Although mixed-mode arithmetic had not been a problem on any previous rendezvous—indeed, the routine was thought to be sufficient for all sets of numbers—the specific set of mixed-mode numbers that the computer tried to crunch in this instance made it want to keep trying. A number of calculations comparing where the shuttle wanted to be with where it could be by executing a certain burn looked equal. Part of the calculation thought the computer had converged. The other part thought it should keep trying. The numbers were so uniquely close together that the algorithm broke down.
It was such a rare situation that NASA did not require IBM to rush to fix it but waited until the next major computer program release, completed in 1993. For that release, programmers changed the entire set of those calculations to accept all double precision numbers.

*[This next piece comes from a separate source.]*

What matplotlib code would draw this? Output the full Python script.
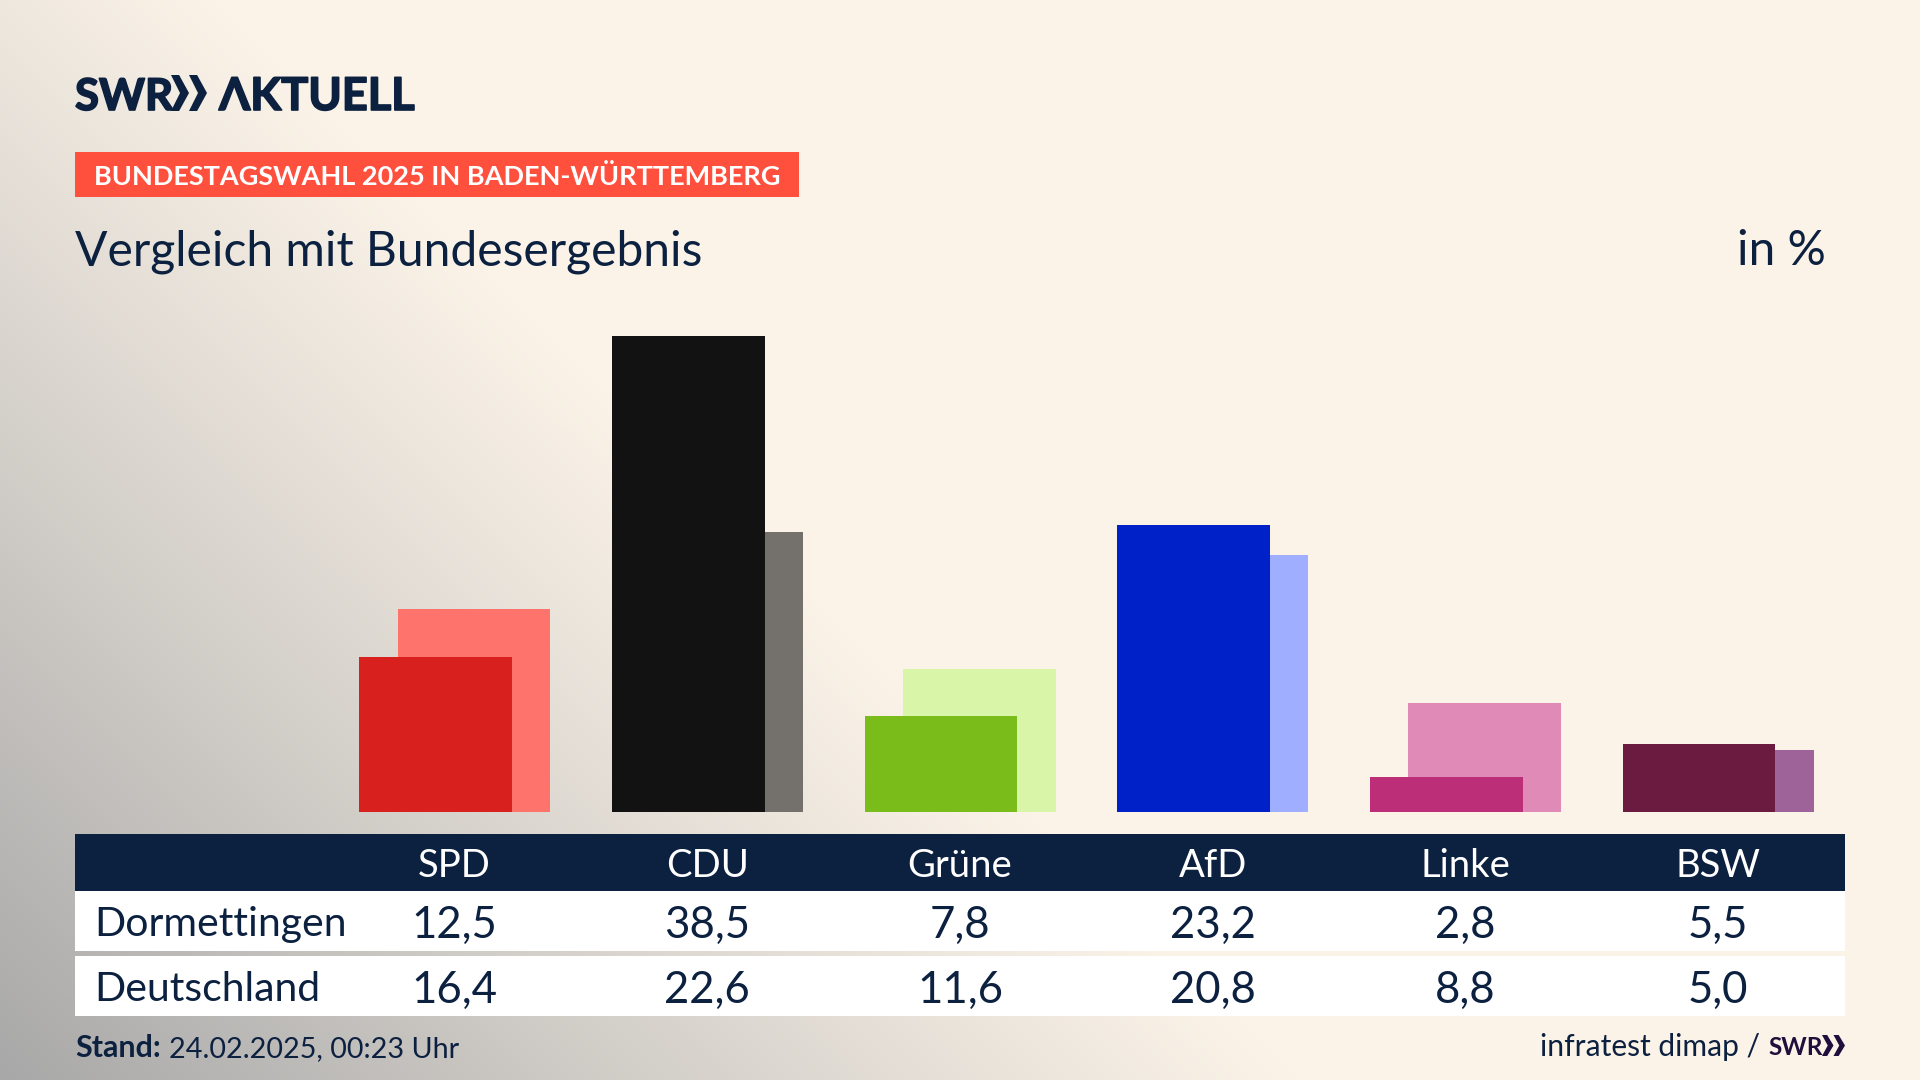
import numpy as np
import matplotlib
matplotlib.use('Agg')
import matplotlib.pyplot as plt
import matplotlib.patheffects as pe
from matplotlib.patches import Rectangle, Polygon

parties = ['SPD', 'CDU', 'Grüne', 'AfD', 'Linke', 'BSW']
dormettingen = [12.5, 38.5, 7.8, 23.2, 2.8, 5.5]
deutschland = [16.4, 22.6, 11.6, 20.8, 8.8, 5.0]
front_colors = ['#D8201E', '#121212', '#7ABD1A', '#0020C8', '#BC2F78', '#6B1A40']
back_colors = ['#FF736D', '#74716D', '#D8F5A8', '#9FAEFF', '#E08AB8', '#9E6499']

navy = '#0C2040'
plt.rcParams['font.family'] = ['Lato', 'DejaVu Sans']

fig = plt.figure(figsize=(19.2, 10.8), dpi=100)

# background, cream with a grey diagonal fade into the lower left corner
bg = fig.add_axes([0, 0, 1, 1], zorder=0)
bg.axis('off')
yy, xx = np.mgrid[0:1080:270j, 0:1920:480j]
t = np.clip((yy - xx + 215) / 1295.0, 0, 1) ** 1.05
cream = np.array([251, 243, 232]) / 255
grey = np.array([168, 168, 168]) / 255
img = cream[None, None, :] + (grey - cream)[None, None, :] * t[:, :, None]
bg.imshow(img, extent=[0, 1920, 1080, 0], aspect='auto')
bg.set_xlim(0, 1920)
bg.set_ylim(1080, 0)

# overlay in pixel coordinates for header and table
ov = fig.add_axes([0, 0, 1, 1], zorder=2)
ov.set_xlim(0, 1920)
ov.set_ylim(1080, 0)
ov.axis('off')

# bars
col_step = 252.7
col0 = 454.5
ax = fig.add_axes([(col0 - col_step / 2) / 1920, (1080 - 812) / 1080, col_step * 6 / 1920, 494.8 / 1080], zorder=1)
ax.patch.set_alpha(0)
ax.set_xlim(-0.5, 5.5)
ax.set_ylim(0, 40)
ax.axis('off')
x = np.arange(len(parties))
ax.bar(x + 0.077, deutschland, width=0.605, color=back_colors)
ax.bar(x - 0.075, dormettingen, width=0.605, color=front_colors)


def chevrons(x0, x1, y0, y1, color):
    # two arrow heads side by side, as in the SWR logo
    w = (x1 - x0) / 2
    ym = (y0 + y1) / 2
    for xs in (x0, x0 + w):
        ov.add_patch(Polygon([(xs, y0), (xs + w * 0.45, y0), (xs + w, ym), (xs + w * 0.45, y1), (xs, y1), (xs + w * 0.5, ym)],
                             color=color, lw=0))


# logo, slightly thickened since the real logo is heavier than Lato Bold
thick = [pe.withStroke(linewidth=1.2, foreground=navy)]
ov.text(75, 110, 'SWR', fontsize=31.5, fontweight='bold', color=navy, va='baseline', ha='left', path_effects=thick)
chevrons(171, 207, 75, 111, navy)
ov.text(219, 110, 'ΛKTUELL', fontsize=32.5, fontweight='bold', color=navy, va='baseline', ha='left', path_effects=thick)

# banner
ov.add_patch(Rectangle((75, 152), 724, 45, color='#FF4F3D', lw=0))
ov.text(94, 185, 'BUNDESTAGSWAHL 2025 IN BADEN-WÜRTTEMBERG', fontsize=19.55, fontweight='bold', color='white', va='baseline', ha='left')

ov.text(75, 265, 'Vergleich mit Bundesergebnis', fontsize=34.6, color=navy, va='baseline', ha='left')
ov.text(1826, 265, 'in %', fontsize=34.5, color=navy, va='baseline', ha='right')

# table
ov.add_patch(Rectangle((75, 834), 1770, 57, color=navy, lw=0))
ov.add_patch(Rectangle((75, 891), 1770, 60, color='white', lw=0))
ov.add_patch(Rectangle((75, 956), 1770, 60, color='white', lw=0))
ov.text(94, 936, 'Dormettingen', fontsize=29.5, color=navy, va='baseline', ha='left')
ov.text(94, 1001, 'Deutschland', fontsize=29.5, color=navy, va='baseline', ha='left')
for i, p in enumerate(parties):
    cx = col0 + col_step * i
    ov.text(cx, 877, p, fontsize=27.5, color='white', va='baseline', ha='center')
    ov.text(cx, 938, f'{dormettingen[i]:.1f}'.replace('.', ','), fontsize=31.5, color=navy, va='baseline', ha='center')
    ov.text(cx, 1003, f'{deutschland[i]:.1f}'.replace('.', ','), fontsize=31.5, color=navy, va='baseline', ha='center')

# footer
ov.text(75, 1057, 'Stand:', fontsize=22, fontweight='bold', color=navy, va='baseline', ha='left')
ov.text(169, 1057, '24.02.2025, 00:23 Uhr', fontsize=20.7, color=navy, va='baseline', ha='left')
ov.text(1760, 1056, 'infratest dimap /', fontsize=21.6, color=navy, va='baseline', ha='right')
ov.text(1768, 1055, 'SWR', fontsize=17.5, fontweight='bold', color='#1E0F3C', va='baseline', ha='left')
chevrons(1822, 1845, 1035, 1056, '#1E0F3C')

fig.savefig('out.png', dpi=100)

Not every error discovered in the software is corrected by changing the code. According to John Garman, it’s safer not to fix certain “benign anomalies” once they’ve been discovered, since “you generally introduce a bug for every few you correct.” For this reason, on every shuttle mission the astronauts fly with as set of footnotes to the software, describing various bugs and how to work around them.
These are the bugs they know about. Since the shuttle resumed operations in 1988 following the Challenger accident, only one error that was the result of a coding deficiency slipped through. The crew didn’t notice it during the flight, but analysts at NASA found it by studying the telemetry afterward. It was a benign error; a notice to the crew appeared twice instead of once on their computer screens. But it rattled the programmers. They knew that any error could be dangerous. That this one was insignificant was a matter of luck.
The exhaustive process of scanning code for errors, testing, and simulating continues as the shuttles are fitted with new altimeters and cockpit instruments, upgraded to automatically integrate navigation information from the Global Positioning System, and adapted to dock with the Russian space station Mir. Almost every hardware change requires a software change, and for every software change there are dozens of ways that the comp0ter1 c0uld s#5dc e41010001ej xuhy2 18&89j4.
While it is customary to accept responsibility for published errors, Billy Goodman prefers to lay the blame on his software.